2. Ask for volunteers when difficult or new challenges need to be started.
Ask for volunteers when you do not have organizational structure built in to solve the new problem. If a new challenge falls with in the tasking structure of your organization, there is no question about who will take on the job. If you supervise logistical support, embarkation, internal training and etc… and you need someone to lead efforts to gather dimensional data and weights for all of your shipping containers, clearly your embarking section should handle it because it falls within their job description.
So ask for volunteers when you don’t have a section or individual that usually handles the problem. When you ask for a volunteer, the person volunteering has to make a choice. They have to think about the new work load, the time commitment, and the benefits, challenges, and downsides of accepting the offer. They have to choose to take the reins. That choice endows them with a greater sense of responsibility for their work. Your team will get better results when your people are willing to own their work and when they take initiative. You can’t be everywhere and make every decision.
Avoid asking for volunteers during large gatherings. You risk getting someone volunteer for the task that is more interested in the associated attention and who doesn’t have the prerequisite skills. First think about who is most capable of taking on the challenge. Explain what you need to happen and the associate commitments, potential benefits, etc and then ask if they are willing to take on the challenge. The person you ask will feel honored that you trust them with the new undertaking. If time allows, give them time to think the decision over.
3. Allow your people to decide how something is done.
We don’t always get to choose what we are doing. Most of the time, you have a specific job that you and your team need to do. But within the bounds of our jobs there is a degree of freedom that we can exercise. How something gets done. There is a multitude of ways to get from A to B. Allow your people to decide how they get from A to B. Giving people choices as to how their job gets done gives them control over their work and enhances their internal drive to act. When we fully control how our people work, it zaps any sense of internal motivation to work and makes people disengage much like when the computer was the one making the decision as mentioned in the University of Pittsburgh experiment above.

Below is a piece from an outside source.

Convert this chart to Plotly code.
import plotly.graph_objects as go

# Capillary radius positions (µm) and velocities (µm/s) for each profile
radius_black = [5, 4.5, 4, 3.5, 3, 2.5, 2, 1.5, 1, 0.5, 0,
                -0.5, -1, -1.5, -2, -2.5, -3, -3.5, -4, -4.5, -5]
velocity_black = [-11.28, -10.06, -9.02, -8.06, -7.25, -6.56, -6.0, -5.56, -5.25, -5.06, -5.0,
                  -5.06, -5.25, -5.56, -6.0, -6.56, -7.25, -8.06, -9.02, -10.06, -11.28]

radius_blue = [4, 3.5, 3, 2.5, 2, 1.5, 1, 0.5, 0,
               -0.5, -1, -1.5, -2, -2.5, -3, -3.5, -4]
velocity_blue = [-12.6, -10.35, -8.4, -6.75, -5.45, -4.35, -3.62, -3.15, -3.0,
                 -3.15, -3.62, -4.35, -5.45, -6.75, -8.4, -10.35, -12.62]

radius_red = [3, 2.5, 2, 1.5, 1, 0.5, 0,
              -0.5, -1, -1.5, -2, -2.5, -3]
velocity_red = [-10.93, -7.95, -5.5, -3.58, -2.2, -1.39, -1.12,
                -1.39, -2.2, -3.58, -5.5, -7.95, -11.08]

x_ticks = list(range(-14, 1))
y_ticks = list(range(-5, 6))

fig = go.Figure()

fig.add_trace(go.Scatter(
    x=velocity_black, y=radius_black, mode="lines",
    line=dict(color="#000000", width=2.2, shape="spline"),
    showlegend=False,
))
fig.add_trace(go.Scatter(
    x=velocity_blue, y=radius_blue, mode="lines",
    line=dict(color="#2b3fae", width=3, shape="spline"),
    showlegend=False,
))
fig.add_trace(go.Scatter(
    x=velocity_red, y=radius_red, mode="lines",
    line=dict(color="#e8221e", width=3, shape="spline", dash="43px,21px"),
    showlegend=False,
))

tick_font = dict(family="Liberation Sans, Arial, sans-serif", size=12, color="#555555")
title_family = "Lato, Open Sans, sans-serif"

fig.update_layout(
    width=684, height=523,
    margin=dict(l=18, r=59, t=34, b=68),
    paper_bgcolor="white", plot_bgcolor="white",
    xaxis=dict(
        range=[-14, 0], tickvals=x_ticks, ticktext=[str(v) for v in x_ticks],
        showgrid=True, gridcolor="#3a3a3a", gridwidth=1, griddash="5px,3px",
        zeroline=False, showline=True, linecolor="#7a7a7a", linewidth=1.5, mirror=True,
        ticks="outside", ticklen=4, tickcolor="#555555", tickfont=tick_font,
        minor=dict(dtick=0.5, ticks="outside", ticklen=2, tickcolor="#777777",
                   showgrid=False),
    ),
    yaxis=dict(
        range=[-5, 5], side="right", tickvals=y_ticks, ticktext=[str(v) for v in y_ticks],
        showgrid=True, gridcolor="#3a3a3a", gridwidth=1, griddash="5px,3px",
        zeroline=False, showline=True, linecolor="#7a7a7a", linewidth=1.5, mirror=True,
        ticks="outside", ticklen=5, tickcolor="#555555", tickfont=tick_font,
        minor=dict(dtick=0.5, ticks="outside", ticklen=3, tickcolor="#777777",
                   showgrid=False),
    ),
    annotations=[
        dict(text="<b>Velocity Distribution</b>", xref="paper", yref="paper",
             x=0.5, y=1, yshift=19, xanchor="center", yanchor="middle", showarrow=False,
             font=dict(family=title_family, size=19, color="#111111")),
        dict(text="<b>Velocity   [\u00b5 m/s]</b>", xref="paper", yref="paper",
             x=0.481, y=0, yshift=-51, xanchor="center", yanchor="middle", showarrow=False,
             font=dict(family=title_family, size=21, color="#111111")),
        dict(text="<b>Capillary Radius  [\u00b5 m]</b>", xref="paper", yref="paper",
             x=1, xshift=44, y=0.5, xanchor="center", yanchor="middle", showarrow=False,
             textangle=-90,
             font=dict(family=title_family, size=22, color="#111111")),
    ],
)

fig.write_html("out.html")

Don’t micromanage your people. Allow them to make decisions about how their work gets done. I am not saying you turn a blind eye to some questionable things your people may or may not do. Set boundaries on what you will allow. Some of the boundaries I set include: is it morally wrong? Legally wrong? Unsafe? Wasteful (time, money, resources)? Will it degrade the welfare of my team? If you see something questionable being done, ask why they are doing it that way. Ask if they have considered doing it an alternative way. There may be a good reason why something is being done a certain way.

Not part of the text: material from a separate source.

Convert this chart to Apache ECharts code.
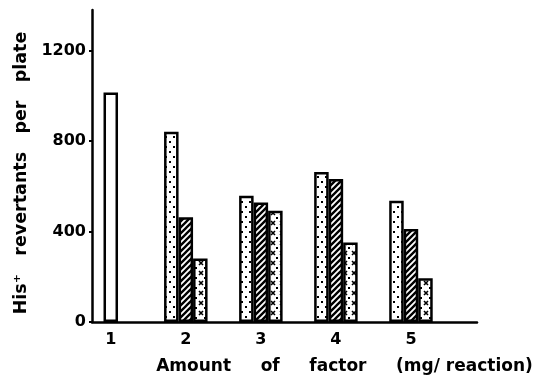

A good plan with support is often better than a perfect plan with no support.
To summarize, choice is key in motivating our people. You can create an environment where you team feels a greater sense of control and responsibility when you allow your people to make choices. Three ways to incorporate choice into your work place are: asking for input, asking for volunteers, and allowing your people to choose how they do their job. I hope this post helps your team’s performance and welfare.